Doctor of Philosophy (PhD)




Marjorie L. DeVault


Untenured, Assistant professors, Work/life management, Life management

Subject Categories

Family, Life Course, and Society | Social and Behavioral Sciences | Sociology


Work/family scholars are increasingly paying attention to how professors negotiate work and family responsibilities. Research has been primarily about mothers' experiences and little exists about fathers' experiences managing work and family responsibilities or about professors without children. My research, which uses feminist theory and a symbolic interactionist perspective, extends previous work by examining how male and female assistant professors with and without children make sense of occupational characteristics and norms while creating their personal lives.

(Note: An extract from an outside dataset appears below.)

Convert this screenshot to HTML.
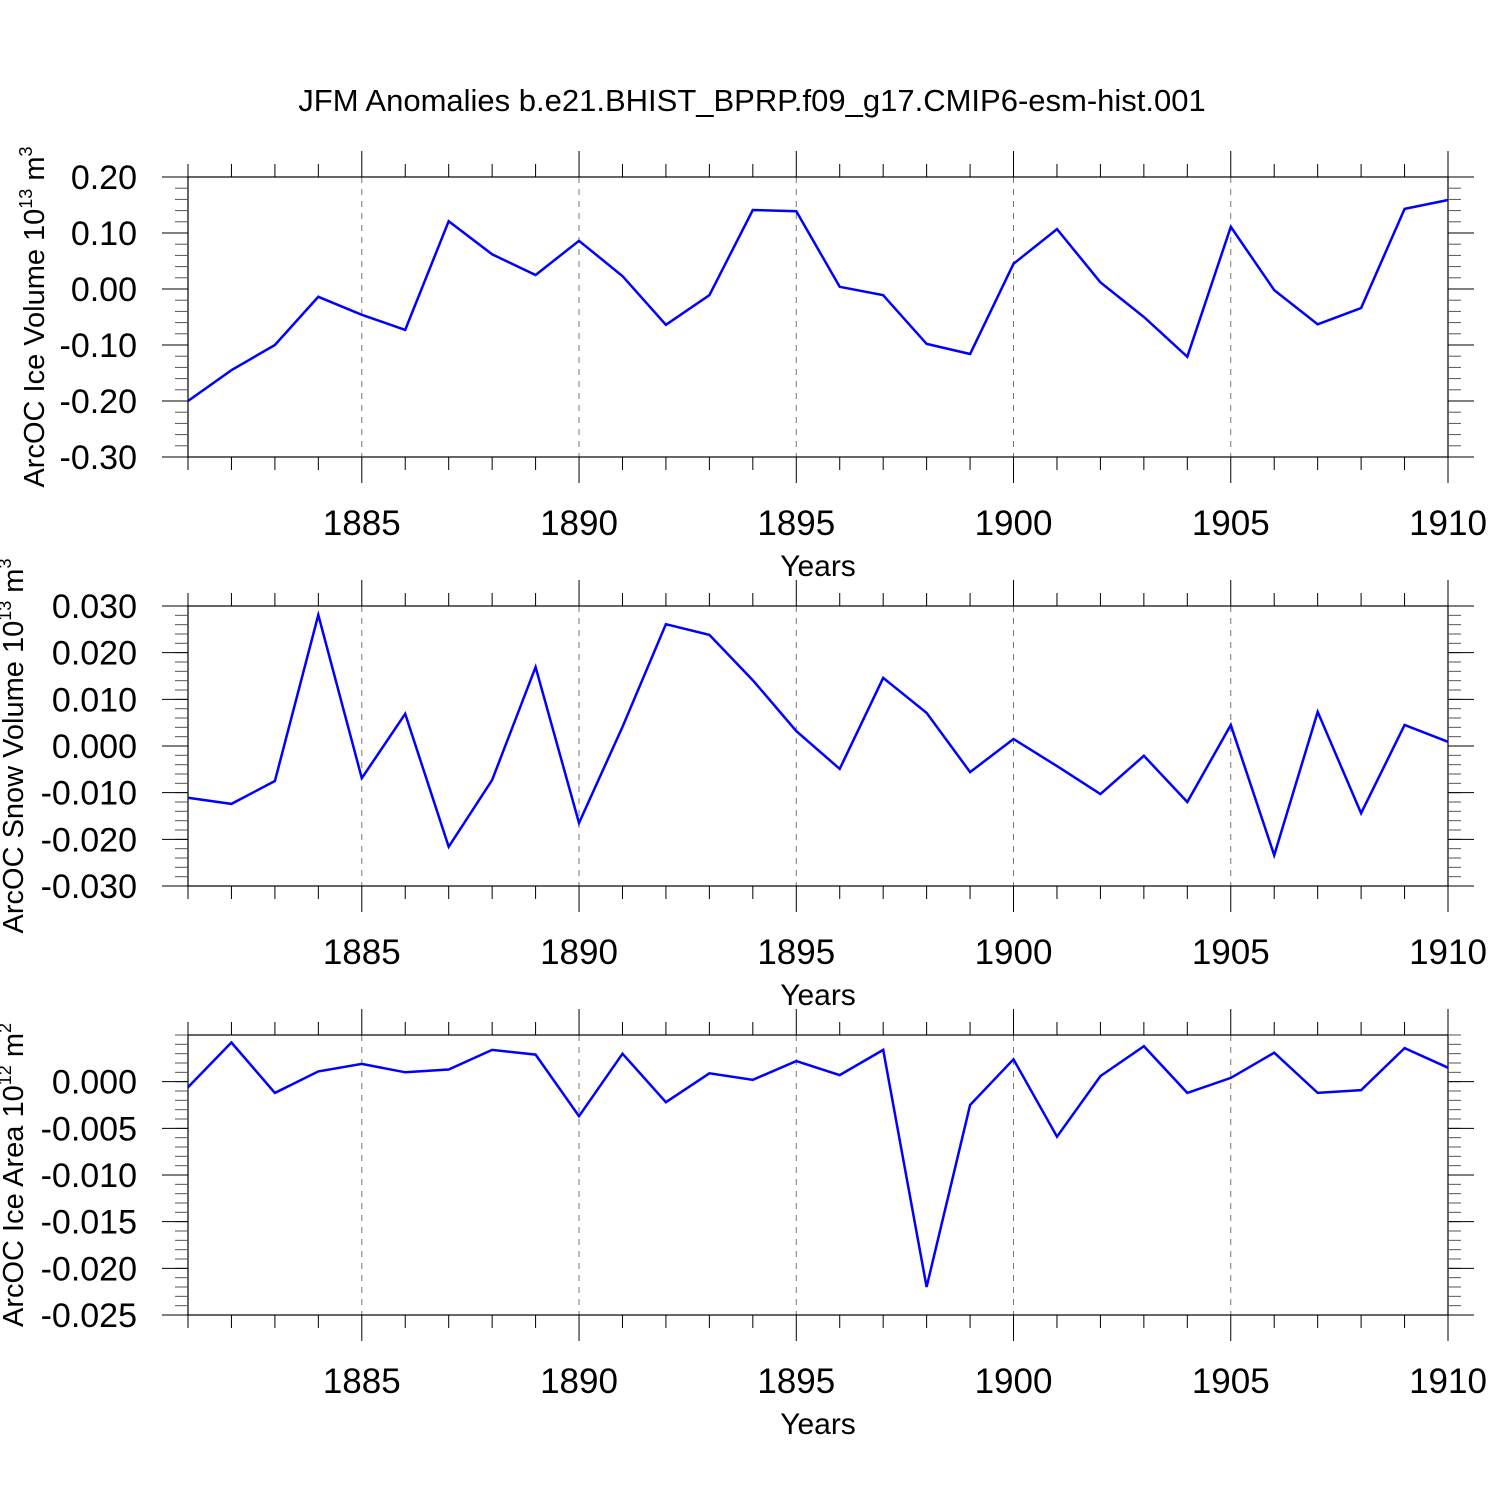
<!DOCTYPE html>
<html><head><meta charset="utf-8"><style>
html,body{margin:0;padding:0;background:#fff;}
svg{display:block;font-family:"Liberation Sans",Arial,sans-serif;}
</style></head><body>
<svg id="chart" width="1500" height="1500" viewBox="0 0 1500 1500" xmlns="http://www.w3.org/2000/svg">
<text x="752" y="111" font-size="31" text-anchor="middle">JFM Anomalies b.e21.BHIST_BPRP.f09_g17.CMIP6-esm-hist.001</text>
</svg>
<script>
const years = [1881,1882,1883,1884,1885,1886,1887,1888,1889,1890,1891,1892,1893,1894,1895,1896,1897,1898,1899,1900,1901,1902,1903,1904,1905,1906,1907,1908,1909,1910];
const iceVolume = [-0.200,-0.145,-0.100,-0.014,-0.046,-0.073,0.121,0.062,0.025,0.086,0.023,-0.064,-0.011,0.141,0.139,0.004,-0.011,-0.098,-0.116,0.045,0.107,0.012,-0.050,-0.121,0.111,-0.002,-0.063,-0.034,0.143,0.159];
const snowVolume = [-0.0111,-0.0124,-0.0075,0.0281,-0.0069,0.0069,-0.0216,-0.0073,0.0169,-0.0165,0.0041,0.0261,0.0238,0.0141,0.0032,-0.0049,0.0146,0.0071,-0.0056,0.0015,-0.0043,-0.0103,-0.0021,-0.0120,0.0045,-0.0234,0.0073,-0.0144,0.0045,0.0009];
const iceArea = [-0.0006,0.0042,-0.0012,0.0011,0.0019,0.0010,0.0013,0.0034,0.0029,-0.0037,0.0030,-0.0022,0.0009,0.0002,0.0022,0.0007,0.0034,-0.0220,-0.0025,0.0024,-0.0059,0.0006,0.0038,-0.0012,0.0004,0.0031,-0.0012,-0.0009,0.0036,0.0015];
const xTickYears = [1885,1890,1895,1900,1905,1910];
const iceVolTicks = [0.20,0.10,0.00,-0.10,-0.20,-0.30];
const snowTicks = [0.030,0.020,0.010,0.000,-0.010,-0.020,-0.030];
const areaTicks = [0.000,-0.005,-0.010,-0.015,-0.020,-0.025];

const NS = "http://www.w3.org/2000/svg";
const svg = document.getElementById('chart');
const X0 = 188, X1 = 1448;
const xMin = 1881, xMax = 1910;
function xs(v){ return X0 + (v - xMin) / (xMax - xMin) * (X1 - X0); }
function mk(tag, attrs, parent){
  const e = document.createElementNS(NS, tag);
  for (const k in attrs) e.setAttribute(k, attrs[k]);
  (parent || svg).appendChild(e);
  return e;
}

const panels = [
  {name:'ice-volume', top:177, bot:457, ymin:-0.30, ymax:0.20, minor:0.02, ticks:iceVolTicks, dec:2, data:iceVolume, label:'ArcOC Ice Volume 10', sup:'13', unit:' m', usup:'3', lx:34},
  {name:'snow-volume', top:606, bot:886, ymin:-0.030, ymax:0.030, minor:0.002, ticks:snowTicks, dec:3, data:snowVolume, label:'ArcOC Snow Volume 10', sup:'13', unit:' m', usup:'3', lx:13},
  {name:'ice-area', top:1035, bot:1315, ymin:-0.025, ymax:0.005, minor:0.001, ticks:areaTicks, dec:3, data:iceArea, label:'ArcOC Ice Area 10', sup:'12', unit:' m', usup:'2', lx:13}
];

panels.forEach(p => {
  const g = mk('g', {});
  
  
  const ys = v => p.bot - (v - p.ymin) / (p.ymax - p.ymin) * (p.bot - p.top);
  xTickYears.forEach(yr => {
    if (yr === xMax) return;
    const l = mk('line', {x1:xs(yr), x2:xs(yr), y1:p.top, y2:p.bot, stroke:'#777', 'stroke-width':1, 'stroke-dasharray':'6,6'}, g);
    
    
  });
  const fr = mk('rect', {x:X0, y:p.top, width:X1-X0, height:p.bot-p.top, fill:'none', stroke:'#000', 'stroke-width':1.2}, g);
  
  
  for (let yr = xMin; yr <= xMax; yr++) {
    const major = yr % 5 === 0;
    const len = major ? 26 : 13;
    const x = xs(yr);
    mk('line', {x1:x, x2:x, y1:p.top, y2:p.top-len, stroke:'#000', 'stroke-width':1}, g);
    mk('line', {x1:x, x2:x, y1:p.bot, y2:p.bot+len, stroke:'#000', 'stroke-width':1}, g);
  }
  xTickYears.forEach(yr => {
    const t = mk('text', {x:xs(yr), y:p.bot+78, 'font-size':35, 'text-anchor':'middle'}, g);
    t.textContent = yr;
    
    
  });
  const xt = mk('text', {x:818, y:p.bot+119, 'font-size':30, 'text-anchor':'middle'}, g);
  xt.textContent = 'Years';
  
  
  const nMinor = Math.round((p.ymax - p.ymin) / p.minor);
  for (let i = 0; i <= nMinor; i++) {
    const v = p.ymin + i * p.minor;
    const y = ys(v);
    mk('line', {x1:X0, x2:X0-13, y1:y, y2:y, stroke:'#555', 'stroke-width':1}, g);
    mk('line', {x1:X1, x2:X1+13, y1:y, y2:y, stroke:'#555', 'stroke-width':1}, g);
  }
  p.ticks.forEach(v => {
    const y = ys(v);
    mk('line', {x1:X0, x2:X0-26, y1:y, y2:y, stroke:'#000', 'stroke-width':1}, g);
    mk('line', {x1:X1, x2:X1+26, y1:y, y2:y, stroke:'#000', 'stroke-width':1}, g);
    const t = mk('text', {x:137, y:y+12, 'font-size':34, 'text-anchor':'end'}, g);
    t.textContent = v.toFixed(p.dec);
    
    
  });
  const cy = (p.top + p.bot) / 2;
  const yt = mk('text', {x:p.lx, y:cy, 'font-size':29, 'text-anchor':'middle', transform:'rotate(-90 ' + p.lx + ' ' + cy + ')', dy:'0.35em'}, g);
  
  
  const a = mk('tspan', {}, yt); a.textContent = p.label;
  const b = mk('tspan', {dy:-12, 'font-size':18}, yt); b.textContent = p.sup;
  const c = mk('tspan', {dy:12}, yt); c.textContent = p.unit;
  const d = mk('tspan', {dy:-12, 'font-size':18}, yt); d.textContent = p.usup;
  const pts = p.data.map((v, i) => xs(years[i]).toFixed(1) + ',' + ys(v).toFixed(1)).join(' ');
  const pl = mk('polyline', {points:pts, fill:'none', stroke:'#0000ff', 'stroke-width':2.5, 'stroke-linejoin':'miter'}, g);
  
  
});
</script>
</body></html>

Both male and female professors in this study enjoyed the autonomy, flexibility, and engaging nature of their career. However their occupation also included a norm that work would be professors' only priority, either to get tenure or to be among the "stars" in their fields. Career norms and expectations organized how professors managed their work and personal lives, as did their personal life circumstances and gendered beliefs about family life. The women and men in this study strove to create both personal and professional lives that had meaning to them. To varying degrees, this involved either resisting or accommodating career norms and expectations. Work/family policies at these universities were helpful in the short term but did not mitigate the effects of internal and external occupational expectations. Participants employed a variety of work and personal life strategies to adhere to standards of professionalism and to meet work demands.

This research demonstrates how individuals are ultimately responsible for filling in the gaps between occupational expectations and the realities of their everyday lives, even when work/family policies are in place. It shows how men's experiences managing work and family responsibilities are similar to women's experiences. Men wished for more time with their families and struggled with an occupational expectation that they minimize their family life involvement. They were more likely than women, however, to have substantial household and childcare help from partners who were less involved in paid labor. This research also pushes this area of scholarship to consider professors' work/life management, not just work/family management. Even participants without children felt expected to make work their only priority and to delay substantial investment in their personal lives.